Lotsa Dogs Lotsa Fun

Lotsa Dogs Lotsa Fun
The Big Dogs Wait at The Door

Friday, April 15, 2005

Breeding Your Dog

Along with spring cleaning, April brings thoughts of starting a puppy family to many a dog owner. This time of year, customers ask me about breeding at least once a week. Mr. and Mrs. LoveDog feel that Fluffy Ann would make a terrific mom; or that Gentleman Jim is just the best looking stud around. And they're usually right! So, it makes sense that they would look for a stud (or a bitch) to breed their beloved to... at least once. Often, dog moms and dads tell me they're going to have Fluffy Ann spayed but not before they breed her, just once! It's like a refrain.

So here I come, the (excuse the pun) party pooper. There are already too many dogs in the world. Every year, thousands upon thousands of dogs are euthanized in veterinarians' offices and in animal shelters across the country. Many thousands more are wandering the countryside or the city streets, or living in the woods (barely). The luckiest of the wanderers and wood dwellers get found by kind samaritans who get them to no-kill shelters or animal rescue organizations. I've adopted my canine companions from rescues for years, and I've never been disappointed. And every one of my dog loves has been pure bred! Benny, for example looks like a typical cocker spaniel. However, he is (forgive me, Benny) a perfect idiot. An idiot with attention deficit disorder! Only a dog junkie could love him. And it's likely he was bred by a well-meaning amateur who couldn't bear not to reproduce his or her adorable cocker... or maybe by a puppy mill, but that's another subject. My point is that the endless "just once" breeders, even those who own a dog with an excellent pedigree, are adding to the "unwanted dog" problem. So much so that there are rescues that specialize in particular breeds of dog. If you don't believe me, Google "breed rescues".
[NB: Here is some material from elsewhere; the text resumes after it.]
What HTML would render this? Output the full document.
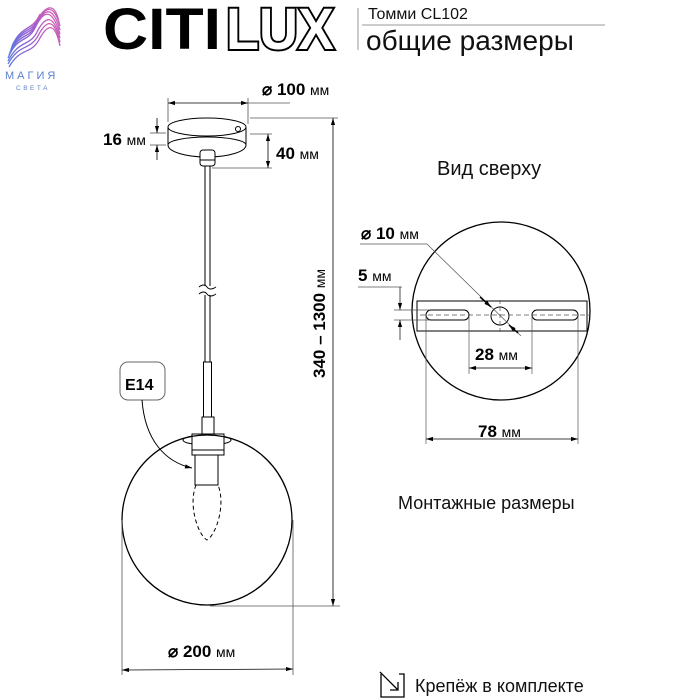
<!DOCTYPE html>
<html><head><meta charset="utf-8"><style>
html,body{margin:0;padding:0;background:#fff;}
svg{display:block;font-family:"Liberation Sans",sans-serif;}
</style></head><body>
<svg width="700" height="700" viewBox="0 0 700 700" xmlns="http://www.w3.org/2000/svg">
<defs>
<linearGradient id="g" x1="0" y1="1" x2="1" y2="0">
<stop offset="0" stop-color="#5a7be0"/><stop offset="0.5" stop-color="#9a5cd0"/><stop offset="1" stop-color="#d860b0"/>
</linearGradient>
<marker id="a" viewBox="0 0 10 10" refX="10" refY="5" markerWidth="10" markerHeight="7" orient="auto-start-reverse" markerUnits="userSpaceOnUse"><path d="M0,2 L10,5 L0,8z" fill="#000"/></marker>
</defs>
<!-- logo -->
<g fill="none" stroke="url(#g)" stroke-width="1.3">
<path d="M8,58 C18,34 28,44 36,26 C44,10 52,8 60,34"/>
<path d="M9,55 C19,31 29,41 37,23 C45,8 53,6 60,30"/>
<path d="M10,52 C20,28 30,38 38,20 C46,6 54,4 60,26"/>
<path d="M11,49 C21,26 31,35 39,17 C47,5 55,3 59,22"/>
<path d="M12,46 C22,24 32,32 40,14"/>
<path d="M8,61 C20,38 30,48 38,30 C46,16 53,14 60,38"/>
<path d="M8,64 C20,42 30,52 39,34 C47,20 54,18 60,42"/>
<path d="M9,67 C21,46 31,56 40,38 C48,24 55,22 60,46"/>
</g>
<text x="5" y="79" font-size="11" fill="#5a7fd0" letter-spacing="3">МАГИЯ</text>
<text x="16" y="90" font-size="6.5" fill="#5a7fd0" letter-spacing="2.5">СВЕТА</text>
<!-- CITILUX -->
<text x="103" y="49" font-size="58" font-weight="bold" fill="#000" textLength="118" lengthAdjust="spacingAndGlyphs">CITI</text>
<text x="226" y="49" font-size="58" font-weight="bold" fill="#fff" stroke="#000" stroke-width="4" paint-order="stroke" textLength="108" lengthAdjust="spacingAndGlyphs">LUX</text>
<line x1="358" y1="8" x2="358" y2="50" stroke="#999" stroke-width="1"/>
<line x1="362" y1="25" x2="605" y2="25" stroke="#999" stroke-width="1"/>
<text x="368" y="19" font-size="16" fill="#111">Томми CL102</text>
<text x="366" y="50" font-size="28" fill="#111">общие размеры</text>
<!-- ceiling cup -->
<g stroke="#000" fill="none" stroke-width="1">
<path d="M168,127 L168,145 A39,12 0 0 0 246,145 L246,127"/>
<ellipse cx="207" cy="127" rx="39" ry="9" fill="#fff"/>
<path d="M168,145 A39,8 0 0 1 246,145" stroke="#000"/>
<circle cx="238" cy="129" r="2.5"/>
<rect x="200" y="150" width="15" height="16" rx="3" fill="#fff"/>
<line x1="200" y1="160" x2="215" y2="160"/>
<line x1="205" y1="166" x2="205" y2="286"/><line x1="210" y1="166" x2="210" y2="286"/>
<line x1="205" y1="295" x2="205" y2="362"/><line x1="210" y1="295" x2="210" y2="362"/>
<path d="M199,287 Q204,283 207,287 T216,287 M199,294 Q204,290 207,294 T216,294"/>
<rect x="203.5" y="362" width="8" height="55" fill="#fff"/>
<rect x="202" y="417" width="12" height="17" fill="#fff"/>
<ellipse cx="207" cy="440" rx="24" ry="5"/>
<rect x="192" y="434" width="32" height="21" fill="#fff"/>
<line x1="192" y1="450" x2="224" y2="450"/>
<rect x="195" y="455" width="23" height="30" fill="#fff"/>
<path d="M196,485 C188,505 198,535 207,540 C216,535 226,505 218,485" stroke-dasharray="4,3"/>
<circle cx="207" cy="520" r="85" stroke-width="1.3"/>
<rect x="120" y="362" width="45" height="38" rx="8" stroke="#666"/>
<path d="M142,400 C145,440 165,462 192,468" marker-end="url(#a)"/>
</g>
<text x="125" y="390" font-size="16" font-weight="bold">E14</text>
<!-- dims left -->
<g stroke="#555" stroke-width="0.8" fill="none">
<line x1="168" y1="98" x2="168" y2="122"/><line x1="248" y1="98" x2="248" y2="124"/>
<line x1="168" y1="103" x2="248" y2="103" marker-start="url(#a)" marker-end="url(#a)" stroke="#000"/>
<line x1="248" y1="103" x2="290" y2="103"/>
<line x1="250" y1="118" x2="338" y2="118"/>
<line x1="212" y1="168" x2="272" y2="168"/>
<line x1="250" y1="134" x2="272" y2="134"/>
<line x1="268" y1="134" x2="268" y2="168" marker-start="url(#a)" marker-end="url(#a)" stroke="#000"/>
<line x1="150" y1="133" x2="166" y2="133"/><line x1="150" y1="145" x2="166" y2="145"/>
<line x1="157" y1="118" x2="157" y2="133" marker-end="url(#a)" stroke="#000"/>
<line x1="157" y1="160" x2="157" y2="145" marker-end="url(#a)" stroke="#000"/>
<line x1="333" y1="118" x2="333" y2="606" marker-start="url(#a)" marker-end="url(#a)" stroke="#000"/>
<line x1="210" y1="606" x2="340" y2="606"/>
<line x1="122" y1="520" x2="122" y2="675"/><line x1="293" y1="520" x2="293" y2="675"/>
<line x1="122" y1="670" x2="293" y2="669" marker-start="url(#a)" marker-end="url(#a)" stroke="#000"/>
</g>
<text x="262" y="95" font-size="17" font-weight="bold">⌀ 100 <tspan font-weight="normal" font-size="14">мм</tspan></text>
<text x="103" y="145" font-size="17" font-weight="bold">16 <tspan font-weight="normal" font-size="14">мм</tspan></text>
<text x="276" y="159" font-size="17" font-weight="bold">40 <tspan font-weight="normal" font-size="14">мм</tspan></text>
<text transform="translate(325,378) rotate(-90)" font-size="17" font-weight="bold">340 – 1300 <tspan font-weight="normal" font-size="14">мм</tspan></text>
<text x="168" y="657" font-size="17" font-weight="bold">⌀ 200 <tspan font-weight="normal" font-size="14">мм</tspan></text>
<!-- right -->
<text x="437" y="175" font-size="20" fill="#111">Вид сверху</text>
<g stroke="#000" fill="none" stroke-width="1">
<circle cx="501" cy="311" r="89" stroke-width="1.3"/>
<rect x="417" y="301" width="170" height="30" fill="#fff"/>
<rect x="426" y="310" width="43" height="10" rx="5"/>
<rect x="532" y="310" width="46" height="10" rx="5"/>
<circle cx="500" cy="316" r="9"/>
</g>
<g stroke="#555" stroke-width="0.7" fill="none">
<line x1="420" y1="315" x2="590" y2="315" stroke-dasharray="5,3"/>
<line x1="500" y1="300" x2="500" y2="333" stroke-dasharray="4,3"/>
<line x1="360" y1="244" x2="427" y2="244"/>
<line x1="427" y1="244" x2="521" y2="336"/>
<line x1="480" y1="297" x2="491" y2="307" stroke="#000" stroke-width="1.5" marker-end="url(#a)"/>
<line x1="518" y1="333" x2="509" y2="325" stroke="#000" stroke-width="1.5" marker-end="url(#a)"/>
<line x1="358" y1="287" x2="402" y2="287"/>
<line x1="394" y1="310" x2="430" y2="310"/><line x1="394" y1="320" x2="430" y2="320"/>
<line x1="400" y1="287" x2="400" y2="310" marker-end="url(#a)" stroke="#000"/>
<line x1="400" y1="340" x2="400" y2="320" marker-end="url(#a)" stroke="#000"/>
<line x1="469" y1="316" x2="469" y2="374"/><line x1="532" y1="316" x2="532" y2="374"/>
<line x1="469" y1="368" x2="532" y2="368" marker-start="url(#a)" marker-end="url(#a)" stroke="#000"/>
<line x1="426" y1="316" x2="426" y2="444"/><line x1="578" y1="316" x2="578" y2="444"/>
<line x1="426" y1="439" x2="578" y2="439" marker-start="url(#a)" marker-end="url(#a)" stroke="#000"/>
</g>
<text x="361" y="239" font-size="17" font-weight="bold">⌀ 10 <tspan font-weight="normal" font-size="14">мм</tspan></text>
<text x="358" y="281" font-size="17" font-weight="bold">5 <tspan font-weight="normal" font-size="14">мм</tspan></text>
<text x="475" y="360" font-size="17" font-weight="bold">28 <tspan font-weight="normal" font-size="14">мм</tspan></text>
<text x="478" y="437" font-size="17" font-weight="bold">78 <tspan font-weight="normal" font-size="14">мм</tspan></text>
<text x="398" y="509" font-size="18" fill="#111">Монтажные размеры</text>
<!-- footer -->
<g stroke="#000" fill="none" stroke-width="1.3">
<path d="M381,674 L381,697 L404,697 L404,674 L399,674"/>
<line x1="380" y1="672" x2="398" y2="690"/>
<path d="M390,690 L398,690 L398,682"/>
</g>
<text x="415" y="692" font-size="18" fill="#111">Крепёж в комплекте</text>
</svg>
</body></html>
So, please, let's leave the breeding to the professionals. Responsible breeders only breed after a dog has become an AKC champion. That means he or she has been shown numerous times, at specified kinds of events, and has won a certain number of points from various AKC-certified judges. The reason for this is that the goal for an ethical breeder is to improve his or her breed. Good breeders match adult mates for body structure, temperment, quality of coat and, most of all, excellent health. For example no reputable breeder would breed a dog with hip dysplasia, even if it had been shown successfully. This is important!! You have to know what you're doing! You have to know what to look for and who to exclude. You have to know your breed inside out and backwards. Cherish your dog, take a zillion pictures, brag about her to anyone who'll listen. But, please, let her off the parenthood hook.